Task details:
State how many lines contain the string "this", and write nothing else.

[Records from a data collection]
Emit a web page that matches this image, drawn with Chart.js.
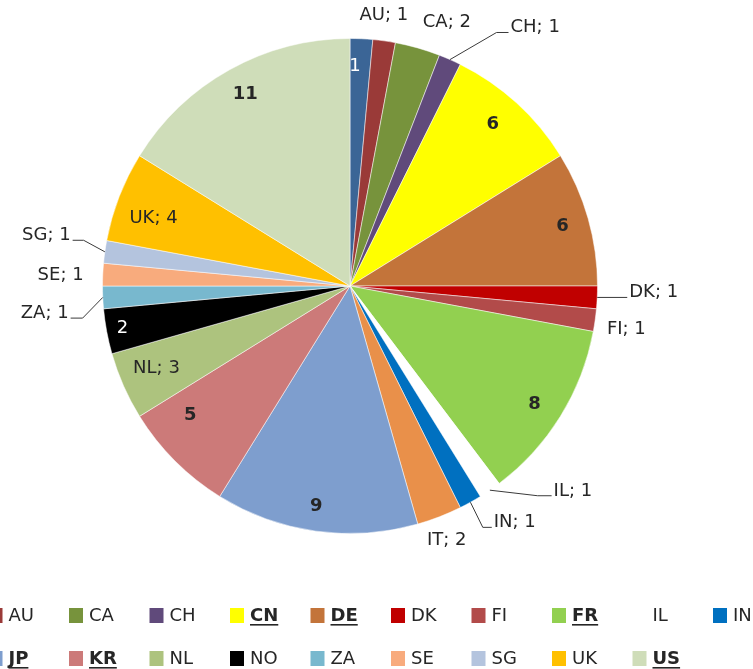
<!DOCTYPE html>
<html>
<head>
<meta charset="utf-8">
<title>Countries</title>
<script src="https://cdn.jsdelivr.net/npm/chart.js@4.4.1/dist/chart.umd.min.js"></script>
<style>
  html, body { margin: 0; padding: 0; background: #fff; overflow: hidden; }
  canvas { display: block; }
</style>
</head>
<body>
<canvas id="country-pie" width="753" height="669"></canvas>
<script>
// first slice has no name in the legend
const countries = ["", "AU", "CA", "CH", "CN", "DE", "DK", "FI", "FR", "IL", "IN",
  "IT", "JP", "KR", "NL", "NO", "ZA", "SE", "SG", "UK", "US"];
const counts = [1, 1, 2, 1, 6, 6, 1, 1, 8, 1, 1, 2, 9, 5, 3, 2, 1, 1, 1, 4, 11];
const sliceColors = ["#3b6596", "#9a3a38", "#77933c", "#604a7b", "#ffff00", "#c3743a",
  "#c00000", "#b24b4a", "#92d050", "#ffffff", "#0070c0", "#e9904a", "#7e9ece",
  "#cc7a79", "#adc37e", "#000000", "#78b8ce", "#f8ab7d", "#b4c4de", "#ffc000", "#cfddb9"];

const boldCountries = ["CN", "DE", "FR", "JP", "KR", "US"];
const valueOnly = ["", "CN", "DE", "FR", "JP", "KR", "NO", "US"];
const whiteLabels = ["", "NO"];

// r = share of radius, da = degrees clockwise from the slice middle
const labelPlacement = {
  "": { r: 0.887, da: -1.35 },
  AU: { r: 1.101, da: -0.8 },
  CA: { r: 1.134, da: 4.3 },
  CH: { leader: { r: 1.183, da: 6.2, arm: 12 } },
  CN: { r: 0.871, da: -0.9 },
  DE: { r: 0.892, da: 0.15 },
  DK: { leader: { r: 1.0, da: 0, arm: 30 } },
  FI: { r: 1.13, da: 0.9 },
  FR: { r: 0.887, da: 1 },
  IL: { leader: { r: 1.137, da: -7.4, arm: 14 } },
  IN: { leader: { r: 1.113, da: 0.3, arm: 9 } },
  IT: { r: 1.1, da: 0.35 },
  JP: { r: 0.9, da: 0.8 },
  KR: { r: 0.829, da: 6.1 },
  NL: { r: 0.849, da: 0.9 },
  NO: { r: 0.935, da: 0.15 },
  ZA: { leader: { r: 1.088, da: -4.2, arm: -12 } },
  SE: { r: 1.17, da: -0.5 },
  SG: { leader: { r: 1.092, da: 1.8, arm: -11 } },
  UK: { r: 0.84, da: -2.1 },
  US: { r: 0.882, da: 0.45 },
};

const legendLayout = { left: -11.5, colWidth: 80.5, columns: 11, rowTop: 615, rowGap: 43, box: 14 };
const FONT = '"DejaVu Sans", sans-serif';

function polar(arc, r, deg) {
  const a = (arc.startAngle + arc.endAngle) / 2 + deg * Math.PI / 180;
  return {
    x: arc.x + Math.cos(a) * arc.outerRadius * r,
    y: arc.y + Math.sin(a) * arc.outerRadius * r,
  };
}

const sliceLabels = {
  id: "sliceLabels",
  afterDatasetsDraw(chart) {
    const ctx = chart.ctx;
    const meta = chart.getDatasetMeta(0);
    ctx.save();
    meta.data.forEach((el, i) => {
      const name = countries[i];
      const place = labelPlacement[name];
      if (!place) return;
      const arc = el.getProps(["x", "y", "startAngle", "endAngle", "outerRadius"], true);
      const bold = boldCountries.includes(name);
      const text = valueOnly.includes(name) ? String(counts[i]) : name + "; " + counts[i];
      ctx.font = (bold ? "bold " : "") + "18px " + FONT;
      ctx.fillStyle = whiteLabels.includes(name) ? "#ffffff" : "#262626";

      if (place.leader) {
        const start = polar(arc, 1, 0);
        const elbow = polar(arc, place.leader.r, place.leader.da);
        const endX = elbow.x + place.leader.arm;
        ctx.strokeStyle = "#3a3a3a";
        ctx.lineWidth = 1;
        ctx.beginPath();
        ctx.moveTo(start.x, start.y);
        ctx.lineTo(elbow.x, elbow.y);
        ctx.lineTo(endX, elbow.y);
        ctx.stroke();
        const right = place.leader.arm > 0;
        ctx.textAlign = right ? "left" : "right";
        ctx.textBaseline = "alphabetic";
        ctx.fillText(text, endX + (right ? 2 : -2), elbow.y);
      } else {
        const p = polar(arc, place.r, place.da);
        ctx.textAlign = "center";
        ctx.textBaseline = "middle";
        ctx.fillText(text, p.x, p.y);
      }
    });
    ctx.restore();
  },
};

const gridLegend = {
  id: "gridLegend",
  afterDraw(chart) {
    const ctx = chart.ctx;
    const L = legendLayout;
    ctx.save();
    countries.forEach((name, i) => {
      if (name === "") return;
      const n = i - 1;
      const col = n % L.columns;
      const row = Math.floor(n / L.columns);
      const x = L.left + col * L.colWidth;
      const y = L.rowTop + row * L.rowGap;
      ctx.fillStyle = sliceColors[i];
      ctx.fillRect(x, y - L.box / 2, L.box, L.box + 1);
      const bold = boldCountries.includes(name);
      ctx.font = (bold ? "bold " : "") + "18px " + FONT;
      ctx.fillStyle = "#262626";
      ctx.textAlign = "left";
      ctx.textBaseline = "middle";
      const tx = x + L.box + 6;
      ctx.fillText(name, tx, y + 1);
      if (bold) {
        const w = ctx.measureText(name).width;
        ctx.fillRect(tx, y + 9, w, 1.6);
      }
    });
    ctx.restore();
  },
};

new Chart(document.getElementById("country-pie"), {
  type: "pie",
  data: {
    labels: countries,
    datasets: [{
      data: counts,
      backgroundColor: sliceColors,
      borderColor: "rgba(255,255,255,0.5)",
      borderWidth: 1,
    }],
  },
  options: {
    responsive: false,
    animation: false,
    layout: { padding: { left: 102, right: 155, top: 38, bottom: 135 } },
    plugins: {
      legend: { display: false },
      tooltip: { enabled: false },
    },
  },
  plugins: [sliceLabels, gridLegend],
});
</script>
</body>
</html>
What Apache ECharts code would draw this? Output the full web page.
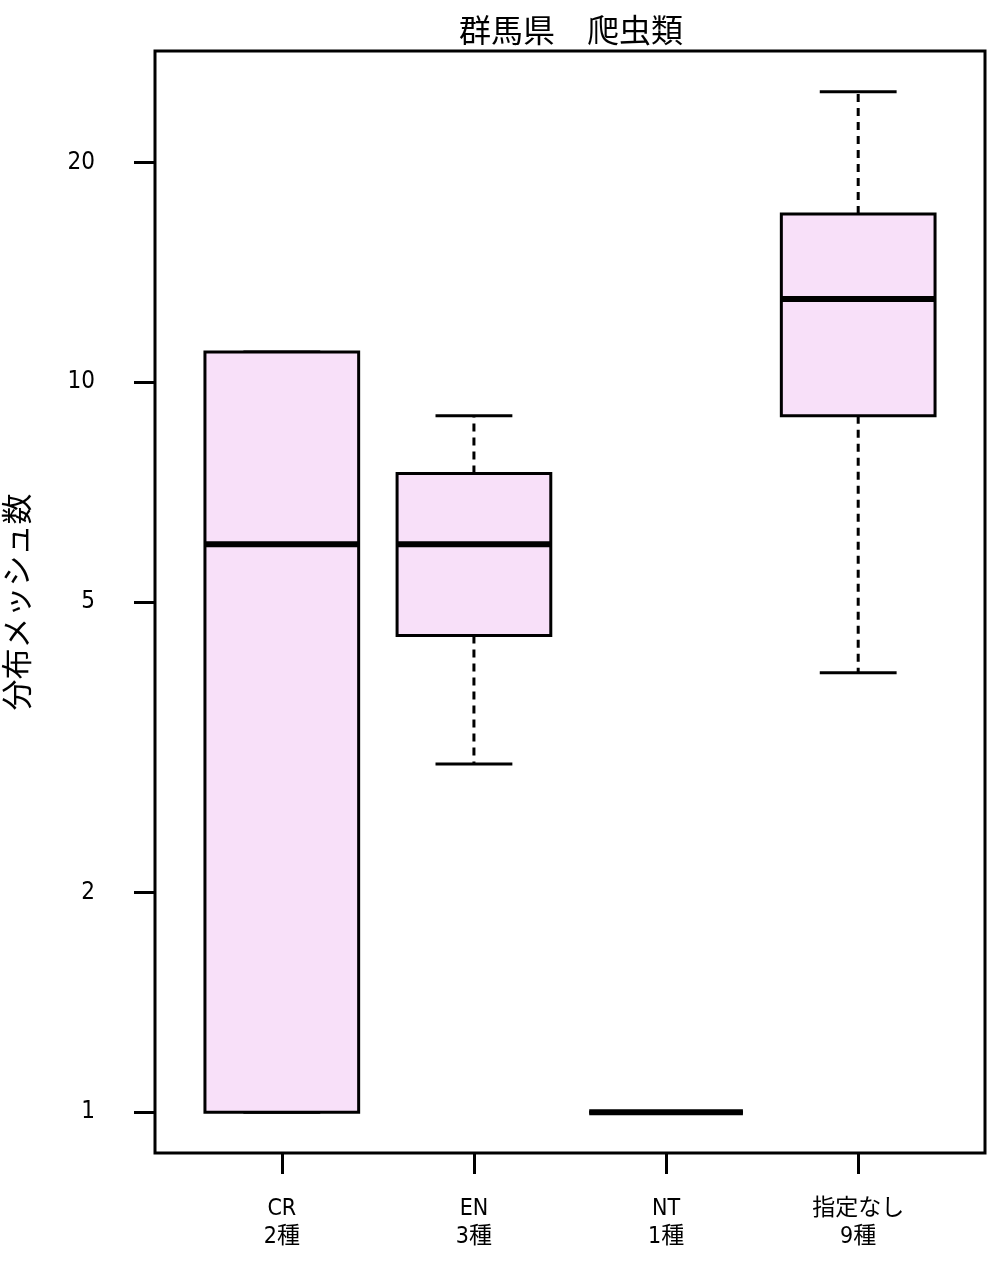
<!DOCTYPE html>
<html>
<head>
<meta charset="utf-8">
<script src="https://cdn.jsdelivr.net/npm/echarts@6/dist/echarts.min.js"></script>
<style>
html,body{margin:0;padding:0;background:#fff;}
#chart{width:1004px;height:1274px;}
</style>
</head>
<body>
<div id="chart"></div>
<script>
// ---- data ----
var categories = ['CR', 'EN', 'NT', '指定なし'];
var speciesCounts = [2, 3, 1, 9];
var mins    = [1, 3,   1, 4];
var q1s     = [1, 4.5, 1, 9];
var medians = [6, 6,   1, 13];
var q3s     = [11, 7.5, 1, 17];
var maxs    = [11, 9,   1, 25];
var yTickValues = [1, 2, 5, 10, 20];
var titleText = '群馬県　爬虫類';
var yAxisName = '分布メッシュ数';

// ---- layout constants ----
var logMin = -0.0559, logMax = 1.4538;
var latinFont = "'Liberation Sans Narrow', 'DejaVu Sans Condensed', 'Noto Sans CJK JP', sans-serif";
var cjkFont = "'Noto Sans CJK JP', sans-serif";

var boxData = categories.map(function (c, i) {
  return [i + 1, mins[i], q1s[i], medians[i], q3s[i], maxs[i]];
});

function renderBox(params, api) {
  var x = api.value(0);
  var vmin = api.value(1), vq1 = api.value(2), vmed = api.value(3), vq3 = api.value(4), vmax = api.value(5);
  var hw = 0.4, cw = 0.2;
  function P(dx, v) { return api.coord([x + dx, v]); }
  var black = '#000';
  var lw = 3;
  var children = [];
  var a = P(0, vq3), b = P(0, vmax), c = P(0, vq1), d = P(0, vmin);
  children.push({type: 'line', shape: {x1: a[0], y1: a[1], x2: b[0], y2: b[1]},
    style: {stroke: black, lineWidth: lw, lineDash: [8, 6]}});
  children.push({type: 'line', shape: {x1: c[0], y1: c[1], x2: d[0], y2: d[1]},
    style: {stroke: black, lineWidth: lw, lineDash: [8, 6]}});
  var t1 = P(-cw, vmax), t2 = P(cw, vmax), b1 = P(-cw, vmin), b2 = P(cw, vmin);
  children.push({type: 'line', shape: {x1: t1[0], y1: t1[1], x2: t2[0], y2: t2[1]},
    style: {stroke: black, lineWidth: lw}});
  children.push({type: 'line', shape: {x1: b1[0], y1: b1[1], x2: b2[0], y2: b2[1]},
    style: {stroke: black, lineWidth: lw}});
  var tl = P(-hw, vq3), br = P(hw, vq1);
  children.push({type: 'rect', shape: {x: tl[0], y: tl[1], width: br[0] - tl[0], height: br[1] - tl[1]},
    style: {fill: '#F8E0F9', stroke: black, lineWidth: lw}});
  var m1 = P(-hw, vmed), m2 = P(hw, vmed);
  children.push({type: 'line', shape: {x1: m1[0], y1: m1[1], x2: m2[0], y2: m2[1]},
    style: {stroke: black, lineWidth: 6}});
  return {type: 'group', children: children};
}

var chart = echarts.init(document.getElementById('chart'), null, {renderer: 'canvas'});
chart.setOption({
  animation: false,
  backgroundColor: '#fff',
  title: {
    text: titleText,
    left: 566,
    textAlign: 'center',
    top: 9,
    textStyle: {fontFamily: cjkFont, fontSize: 32, fontWeight: 'normal', color: '#000'}
  },
  grid: {
    left: 155, top: 51, width: 830, height: 1102,
    containLabel: false, outerBoundsMode: 'none',
    show: true, borderColor: '#000', borderWidth: 3, backgroundColor: 'transparent'
  },
  xAxis: {
    type: 'value', min: 0.34, max: 4.66, position: 'bottom',
    splitLine: {show: false},
    axisLine: {show: false, onZero: false},
    axisTick: {show: true, length: 21, inside: false, customValues: [1, 2, 3, 4],
      lineStyle: {color: '#000', width: 3}},
    axisLabel: {
      customValues: [1, 2, 3, 4],
      margin: 42,
      formatter: function (v) {
        var i = Math.round(v) - 1;
        return categories[i] + '\n' + speciesCounts[i] + '種';
      },
      fontFamily: latinFont, fontSize: 23, lineHeight: 28, color: '#000', align: 'center'
    }
  },
  yAxis: [
    {
      type: 'log', logBase: 10,
      min: Math.pow(10, logMin), max: Math.pow(10, logMax),
      show: false
    },
    {
      type: 'value', position: 'left',
      min: logMin, max: logMax,
      name: yAxisName, nameLocation: 'middle', nameGap: 123, nameRotate: 90,
      nameTextStyle: {fontFamily: cjkFont, fontSize: 31, color: '#000'},
      splitLine: {show: false},
      axisLine: {show: false, onZero: false},
      axisTick: {show: true, length: 21, inside: false,
        customValues: yTickValues.map(function (v) { return Math.log10(v); }),
        lineStyle: {color: '#000', width: 3}},
      axisLabel: {
        customValues: yTickValues.map(function (v) { return Math.log10(v); }),
        margin: 60,
        formatter: function (v) { return String(Math.round(Math.pow(10, v))); },
        fontFamily: latinFont, fontSize: 24, color: '#000'
      }
    }
  ],
  series: [{
    type: 'custom',
    xAxisIndex: 0, yAxisIndex: 0,
    renderItem: renderBox,
    encode: {x: 0, y: [1, 2, 3, 4, 5]},
    data: boxData,
    clip: false
  }]
});
</script>
</body>
</html>
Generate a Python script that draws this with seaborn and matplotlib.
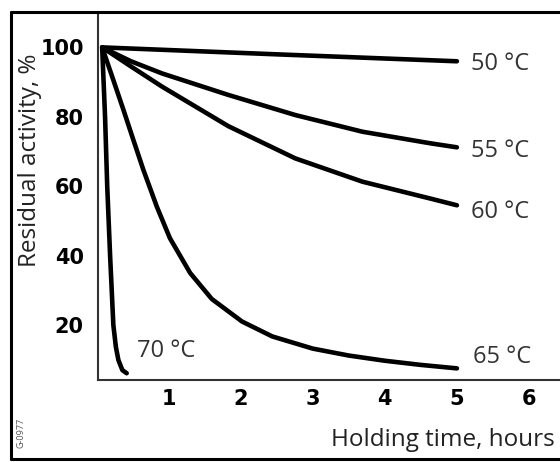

Task response:
3